The report shows that tobacco use among women fell from 11% in 2010 to 6.6% in 2024, with the number of female users dropping from 277 million to 206 million. This progress reflects the impact of sustained public awareness campaigns, improved access to cessation services, and stronger policy enforcement in many countries. Health education and social advocacy, especially targeting reproductive-age women, have also helped shift perceptions around smoking and its health risks.
By contrast, men continue to lag behind in tobacco cessation, reflecting deep-rooted behavioral, cultural, and policy challenges. While tobacco use among men has fallen from 41.4% in 2010 to 32.5% in 2024, the pace of decline remains too slow. Men still account for more than 80% of the world’s tobacco users—nearly one billion people. Cultural norms, aggressive tobacco marketing, and limited uptake of cessation services contribute to this slower progress. Without targeted interventions, the global target for men may not be met until 2031.

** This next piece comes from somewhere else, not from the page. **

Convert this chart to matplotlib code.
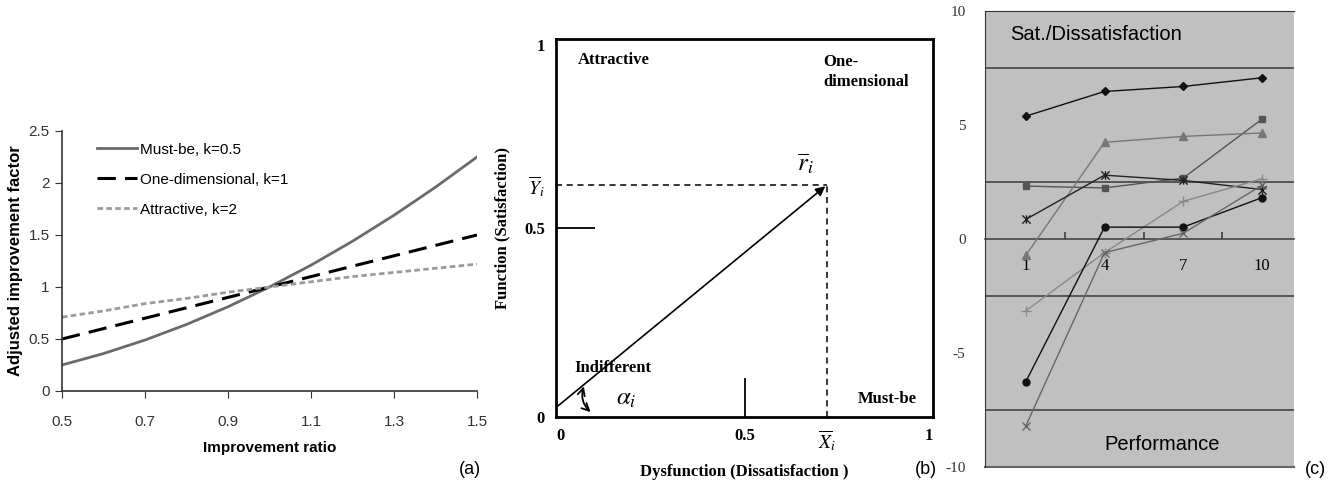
import numpy as np
import matplotlib
matplotlib.use('Agg')
import matplotlib.pyplot as plt
from matplotlib.path import Path

plt.rcParams['mathtext.fontset'] = 'stix'
plt.rcParams['axes.unicode_minus'] = False

# (a) adjusted improvement factor vs improvement ratio
ratio = [0.5, 0.6, 0.7, 0.8, 0.9, 1.0, 1.1, 1.2, 1.3, 1.4, 1.5]
must_be = [0.25, 0.36, 0.49, 0.64, 0.81, 1.0, 1.21, 1.44, 1.69, 1.96, 2.25]
one_dim = [0.5, 0.6, 0.7, 0.8, 0.9, 1.0, 1.1, 1.2, 1.3, 1.4, 1.5]
attractive = [0.71, 0.77, 0.84, 0.89, 0.95, 1.0, 1.05, 1.10, 1.14, 1.18, 1.22]

# (b) Kano vector
x_bar = 0.72
y_bar = 0.615
r_start_y = 0.025

# (c) satisfaction vs performance
perf = ['1', '4', '7', '10']
s_diamond = [5.39, 6.47, 6.69, 7.07]
s_square = [2.32, 2.24, 2.67, 5.25]
s_triangle = [-0.71, 4.24, 4.50, 4.65]
s_star = [0.86, 2.80, 2.57, 2.17]
s_plus = [-3.15, -0.60, 1.65, 2.64]
s_circle = [-6.25, 0.52, 0.52, 1.81]
s_cross = [-8.19, -0.60, 0.25, 2.35]

sans = ['Liberation Sans', 'DejaVu Sans']
serif = ['Liberation Serif', 'DejaVu Serif']

fig = plt.figure(figsize=(13.43, 4.8), dpi=100)

# ---------------- panel (a)
ax1 = fig.add_axes([62/1343, 1-391/480, 415/1343, 260/480])
ax1.plot(ratio, must_be, color='#6a6a6a', lw=2.0, label='Must-be, k=0.5')
ax1.plot(ratio, one_dim, color='black', lw=2.2, dashes=(6, 3), label='One-dimensional, k=1')
ax1.plot(ratio, attractive, color='#9a9a9a', lw=2.0, dashes=(2, 1.2), label='Attractive, k=2')
ax1.set_xlim(0.5, 1.5)
ax1.set_ylim(0, 2.5)
ax1.set_xticks([0.5, 0.7, 0.9, 1.1, 1.3, 1.5])
ax1.set_xticklabels(['0.5', '0.7', '0.9', '1.1', '1.3', '1.5'])
ax1.set_yticks([0, 0.5, 1, 1.5, 2, 2.5])
ax1.set_yticklabels(['0', '0.5', '1', '1.5', '2', '2.5'])
for s in ['top', 'right']:
    ax1.spines[s].set_visible(False)
for s in ['left', 'bottom']:
    ax1.spines[s].set_color('#333333')
    ax1.spines[s].set_linewidth(1.2)
ax1.tick_params(axis='x', direction='out', length=5, pad=12, colors='#333333')
ax1.tick_params(axis='y', direction='out', length=5, pad=4, colors='#333333')
for t in ax1.get_xticklabels() + ax1.get_yticklabels():
    t.set_family(sans)
    t.set_fontsize(11)
ax1.set_xlabel('Improvement ratio', family=sans, fontsize=11, fontweight='bold', labelpad=9)
ax1.set_ylabel('Adjusted improvement factor', family=sans, fontsize=12, fontweight='bold', labelpad=4)
ax1.legend(loc='upper left', bbox_to_anchor=(0.085, 0.955), frameon=False,
           handlelength=2.6, handletextpad=0.2, labelspacing=1.05,
           borderpad=0, borderaxespad=0, prop={'family': sans, 'size': 11})
fig.text(470/1343, 1-469/480, '(a)', family=sans, fontsize=13, ha='center', va='center')

# ---------------- panel (b)
ax2 = fig.add_axes([556/1343, 1-417/480, 377/1343, 378/480])
ax2.set_xlim(0, 1)
ax2.set_ylim(0, 1)
ax2.annotate('', xy=(x_bar, y_bar), xytext=(0, r_start_y),
             arrowprops=dict(arrowstyle='-|>', color='black', lw=1.2, mutation_scale=14))
ax2.plot([0, x_bar], [y_bar, y_bar], color='black', lw=1.1, dashes=(4, 3))
ax2.plot([x_bar, x_bar], [0, y_bar], color='black', lw=1.1, dashes=(4, 3))
for s in ax2.spines.values():
    s.set_linewidth(2)
ax2.xaxis.remove_overlapping_locs = False
ax2.yaxis.remove_overlapping_locs = False
ax2.set_xticks([0, 0.5, x_bar, 1])
ax2.set_xticklabels(['0', '0.5', r'$\overline{X}_i$', '1'])
ax2.set_yticks([0, 0.5, y_bar, 1])
ax2.set_yticklabels(['0', '0.5', r'$\overline{Y}_i$', '1'])
ax2.tick_params(length=0, pad=8)
ax2.set_xticks([0.5], minor=True)
ax2.set_yticks([0.5], minor=True)
ax2.tick_params(which='minor', direction='in', length=28, width=1.3)
for t in ax2.get_xticklabels() + ax2.get_yticklabels():
    t.set_family(serif)
    t.set_fontweight('bold')
    t.set_fontsize(12)
xl = ax2.get_xticklabels()
xl[0].set_ha('left')
xl[3].set_ha('right')
xl[2].set_fontsize(14)
yl = ax2.get_yticklabels()
yl[3].set_va('top')
yl[2].set_fontsize(14)
ax2.set_xlabel('Dysfunction (Dissatisfaction )', family=serif, fontweight='bold', fontsize=12, labelpad=8)
ax2.set_ylabel('Function (Satisfaction)', family=serif, fontweight='bold', fontsize=12, labelpad=10)
tk = dict(family=serif, fontweight='bold', fontsize=12)
ax2.text(0.058, 0.944, 'Attractive', va='center', **tk)
ax2.text(0.708, 0.96, 'One-\ndimensional', va='top', linespacing=1.3, **tk)
ax2.text(0.048, 0.13, 'Indifferent', va='center', **tk)
ax2.text(0.80, 0.048, 'Must-be', va='center', **tk)
ax2.text(0.16, 0.05, r'$\alpha_i$', fontsize=18, va='center')
ax2.text(0.64, 0.67, r'$\overline{r}_i$', fontsize=18, va='center')
ax2.annotate('', xy=(0.097, 0.008), xytext=(0.076, 0.088),
             arrowprops=dict(arrowstyle='<->', color='black', lw=1.3,
                             connectionstyle='arc3,rad=0.35', mutation_scale=13))
fig.text(926/1343, 1-469/480, '(b)', family=sans, fontsize=13, ha='center', va='center')

# ---------------- panel (c)
ax3 = fig.add_axes([985/1343, 1-467/480, 309/1343, 456/480])
ax3.set_facecolor('#c0c0c0')
pos = np.arange(len(perf))
star = Path([(-1, -1), (1, 1), (-1, 1), (1, -1), (0, 1), (0, -1)],
            [Path.MOVETO, Path.LINETO, Path.MOVETO, Path.LINETO, Path.MOVETO, Path.LINETO])
series = [
    (s_diamond, '#111111', 'D', 4),
    (s_square, '#555555', 's', 5),
    (s_triangle, '#777777', '^', 5.5),
    (s_star, '#222222', star, 6),
    (s_plus, '#888888', '+', 7),
    (s_circle, '#111111', 'o', 5),
    (s_cross, '#666666', 'x', 6),
]
for vals, col, mk, ms in series:
    ax3.plot(pos, vals, color=col, lw=1.0, marker=mk, markersize=ms,
             markerfacecolor=col, markeredgecolor=col, markeredgewidth=1.0, zorder=3)
ax3.set_xlim(-0.52, 3.41)
ax3.set_ylim(-10, 10)
ax3.set_yticks([-10, -5, 0, 5, 10])
ax3.set_yticks(np.arange(-7.5, 10, 2.5), minor=True)
ax3.yaxis.grid(True, which='minor', color='#3a3a3a', lw=1.1)
ax3.tick_params(axis='y', which='both', length=0, pad=14, labelsize=11, labelcolor='#333333')
for t in ax3.get_yticklabels():
    t.set_family(serif)
ax3.spines['right'].set_visible(False)
ax3.spines['top'].set_color('#333333')
ax3.spines['left'].set_color('#333333')
ax3.spines['bottom'].set_position(('data', 0))
ax3.spines['bottom'].set_color('#3a3a3a')
ax3.spines['bottom'].set_linewidth(1.1)
ax3.plot([0, 1], [0, 0], transform=ax3.transAxes, color='#666666', lw=1.5, clip_on=False)
ax3.set_xticks(pos)
ax3.set_xticklabels(perf, family=serif, fontsize=12)
ax3.set_xticks([0.5, 1.5, 2.5], minor=True)
ax3.tick_params(axis='x', which='major', length=0, pad=14)
ax3.tick_params(axis='x', which='minor', direction='in', length=5, width=1.1, color='#333333')
ax3.text(0.08, 0.948, 'Sat./Dissatisfaction', transform=ax3.transAxes, family=sans, fontsize=14.5, va='center')
ax3.text(0.385, 0.05, 'Performance', transform=ax3.transAxes, family=sans, fontsize=14.5, va='center')
fig.text(1315/1343, 1-469/480, '(c)', family=sans, fontsize=13, ha='center', va='center')

fig.savefig('out.png', dpi=100)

Experts are calling for renewed efforts to curb tobacco use among men through stronger regulation, increased taxation, and better cessation support tailored to men’s health behaviors. Governments are also being urged to counter the persistent influence of the tobacco industry, which continues to target young men in emerging markets.
This trend among women demonstrates that progress is possible when policy, education, and public health action align. The challenge now is ensuring that men are not left behind. A truly tobacco-free future will depend on closing this gender gap, holding the industry accountable, and sustaining the momentum that women have set in motion. Anything less would undermine decades of global health gains and delay the vision of a world free from tobacco-related disease and death.